IMMEDIATE DOWNSTREAM HYDROLOGIC AND GEOMORPHIC RESPONSE TO THE CONDIT DAM REMOVAL, WHITE SALMON RIVER, WASHINGTON


O'CONNOR, Jim E.1, MAJOR, Jon J.2, SPICER, Kurt3, MOSBRUCKER, Adam4, UHRICH, Mark A.5, BRAGG, Heather M.6, WILCOX, Andrew C.7 and ANDERSON, Chauncey3, (1)U.S. Geological Survey, 2130 SW 5th, Portland, OR 97216, (2)U.S. Geological Survey, Cascades Volcano Observatory, 1300 SE Cardinal Court #100, Vancouver, WA 98683, (3)U.S. Geological Survey, 1300 SE Cardinal Court, Suite 100, Vancouver, WA 98683, (4)U.S. Geological Survey, Cascades Volcano Observatory, 1300 SE Cardinal Court, Suite 100, Vancouver, WA 98683, (5)U.S. Geological Survey, 2130 SW 5th Ave, Portland, 97201, (6)U.S. Geological Survey, 2130 SW 5th Ave, Portland, OR 97201, (7)Geosciences, University of Montana, Missoula, MT 59812, oconnor@usgs.gov

The 26 October 2011 breach of Condit Dam on the White Salmon River, Washington, was one of the largest and most dramatic decommissionings so far in an ever-more common tactic for river restoration.
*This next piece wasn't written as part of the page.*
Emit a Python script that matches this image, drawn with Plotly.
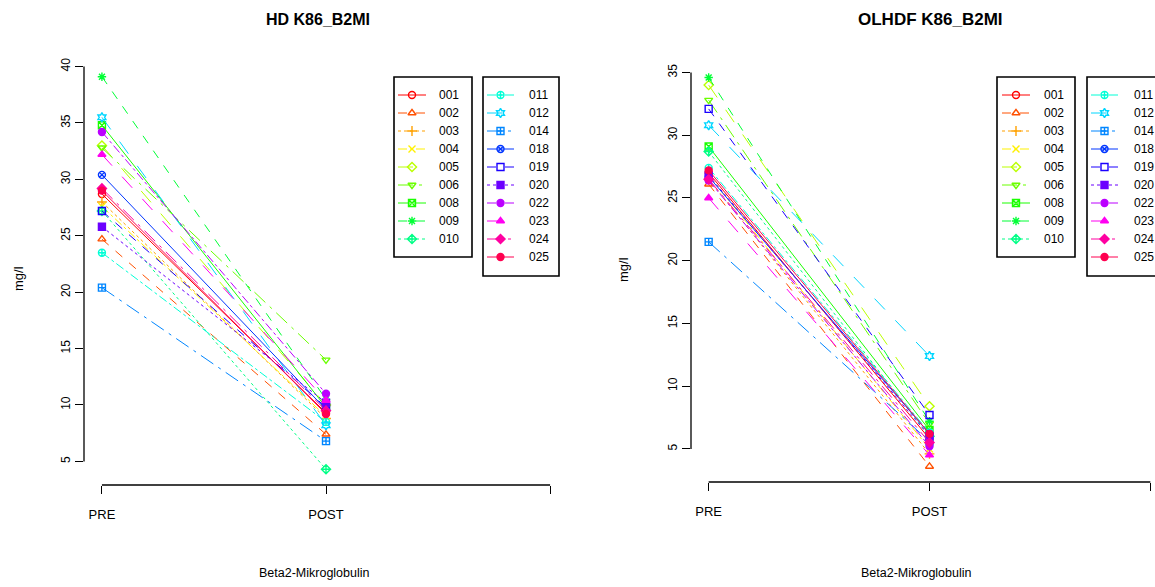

The 38-meter-high concrete structure, built in 1913, impounded a 37 hectare reservoir partly filled with 1.8 million cubic meters of sand, mud, and gravel. Rapid evacuation of the reservoir water—by explosively creating a 6-meter-diameter hole at the bottom of the dam—was followed by rapid incision and mass mobilization of reservoir sediment. At the USGS streamflow measurement station 2.33 kilometers downstream from the dam, discharge rose from 1.5 cubic meters per second (m3/s) prior to breaching to about 400 m3/s 20 minutes after breaching and 11 minutes after arrival of the flow front. Sediment concentrations continued to rise as discharge diminished, attaining a peak value of more than 0.7 kilograms per liter 1.5 hours after the breach as the initial water flood transformed into a mudflow in conjunction with near complete water drainage from the reservoir. The passing flow left massive to stratified sand and mud deposits flanking the channel. From these measurements, we can link sediment concentrations, flow characteristics and deposit sedimentology for the day of the breach. Continued sand and, later, gravel transport led to >1 meter of channel filling at the gage site during the ten days following the breach, but this fill was incised to nearly pre-breach levels five days later as the wave of sediment moved downstream leaving sand and gravel deposits flanking the channel for the first time in decades.